Because many of these gadgets are used by the family's younger members, it's critical to teach children about e-waste recycling so that they can become trendsetters as they grow. This article will assist you in introducing the concept of e-waste to your children so that when they become more informed, they will be more aware and responsible consumers.
What can we do with our old electronics?
Don’t trash them
To begin with, we should never throw e-waste in the trash. Even small items such as phones and batteries should not be thrown away. These products contain some hazardous (dangerous) compounds that should not be thrown away because it's harmful for the environment, plus it contains valuable metals that can be recycled.
You might give it to someone else, such as a family member or a friend. It is also possible to sell it or you could also donate it to a charity so that it can benefit someone else.
If reusing isn't a possible or practical choice, there are other options. You could send it to a recycling center.
Where should we take our e-waste for recycling?
Go to recycling center
Improperly handled e-waste is getting increasingly dangerous, particularly as the volume of our e-waste grows. As a result, major brands such as Apple, Samsung, and others have begun to offer customers the option of recycling outdated gadgets. You may even receive financial compensation for recycling your old electronics in some cases.
The expensive electronic parts within old electronics can be recovered by recycling them. This can save a lot of energy and eliminate the need for new raw materials or parts to be manufactured.
Do a Google search for "recycle electronics" and your city or area name to find electronic recycling programmes in your area.
Go to a Certified Electronics Recycler
The Environmental Protection Agency (EPA) urges all electronic recyclers to become certified by demonstrating to a recognized, independent third-party auditor that they meet specified recycling and management standards. After certification, the independent accredited certifying authority monitors that the recycler is holding up the standards or not.

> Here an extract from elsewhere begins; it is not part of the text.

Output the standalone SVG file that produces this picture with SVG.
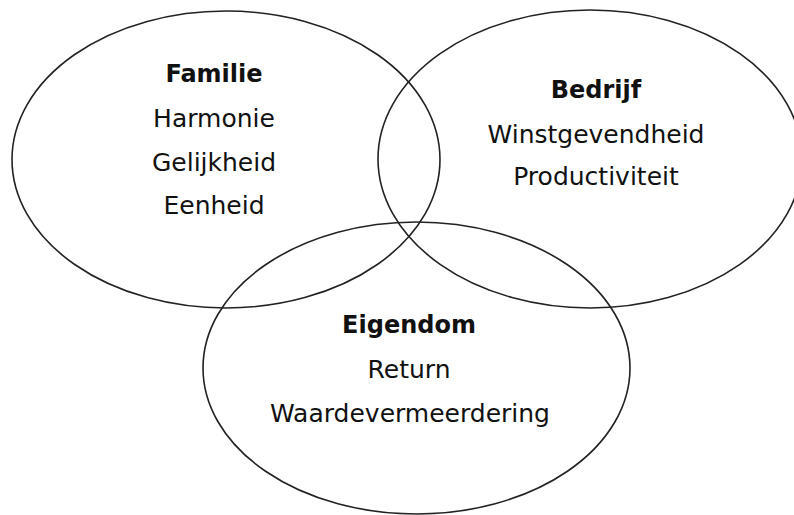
<svg xmlns="http://www.w3.org/2000/svg" width="794" height="515" viewBox="0 0 794 515">
<style>
.ring{fill:none;stroke:#222;stroke-width:1.6}
.t{font-family:"DejaVu Sans","Verdana",sans-serif;font-size:25px;fill:#111;text-anchor:middle}
.h{font-weight:bold;font-size:24px}
</style>
<rect width="794" height="515" fill="#fff"/>
<g id="familie">
<ellipse class="ring" cx="226" cy="159.5" rx="214" ry="148.5"/>
<text class="t h" x="214" y="82">Familie</text>
<text class="t" x="214" y="127">Harmonie</text>
<text class="t" x="214" y="171">Gelijkheid</text>
<text class="t" x="214" y="214">Eenheid</text>
</g>
<g id="bedrijf">
<ellipse class="ring" cx="590" cy="159" rx="212" ry="149"/>
<text class="t h" x="596" y="98">Bedrijf</text>
<text class="t" x="596" y="143">Winstgevendheid</text>
<text class="t" x="596" y="185">Productiviteit</text>
</g>
<g id="eigendom">
<ellipse class="ring" cx="416.5" cy="368" rx="213.5" ry="146"/>
<text class="t h" x="409" y="333">Eigendom</text>
<text class="t" x="409" y="378">Return</text>
<text class="t" x="410" y="422">Waardevermeerdering</text>
</g>
<g id="connectors"/>
</svg>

The recycling standards that must be followed help both people and the environment. They offer advanced management best practices, a mechanism to examine the environmental, worker health, and security procedures of businesses that manage used electronics, and strong environmental criteria that maximize reusing and recycling. Finally, they ensure that materials are handled safely by handlers and require destruction of any old data on your used electronics.
If you don't have access to an e-waste recycler, you can return some devices (but not televisions) to any Staples store for recycling. Staples offers a free recycling service through an e-waste recycler.
Best Buy stores
If you have any large items that Staples won't accept (such as televisions), you can return them to any Best Buy store.

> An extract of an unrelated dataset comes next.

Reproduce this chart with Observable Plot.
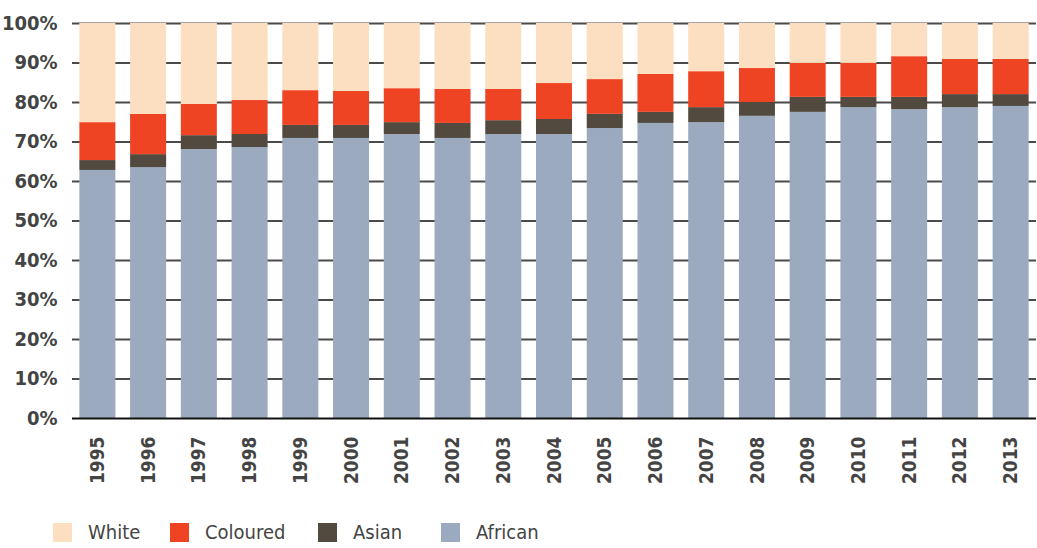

Things kids can do to help recycle E-waste
Organize an electronic drive at school
Some schools have lately developed a Green Team; whose members are responsible for encouraging their classmates to take green acts. Consider how much electronic waste an entire school of families could generate! If your child is in grades 4-10 this year, they may be even more motivated. They will be able to engage in a hands-on activity that will help them understand the importance of recycling.
Those kids who are taking part will learn the following (and more!):
- Methods for reducing, reusing and recycling our devices.
- How electronics affect household energy consumption and how electricity is generated.
- How chemicals in electronics will end up in the environment if they aren't properly disposed of.
- Why it’s important to dispose of electronics properly.
Learn to Fix Gadgets
Even if you don't realize it most electronic equipment are rather simple to repair. It's also a good way for children to learn and having fun while also being exposed to technical work. Allowing children to explore with outdated or broken equipment can help them develop problem-solving skills and a sense of pride when they successfully repair the device (or work in a new way). There are various online guidelines for repairing a variety of electronic gadgets, including the free guides on iFixit.com. They provide simple step-by-step instructions to fix for just about anything.
Suggest to your teachers that you organize a group at school where kids can come together and fix old electronics together, as well as share their successes with things they've fixed at home.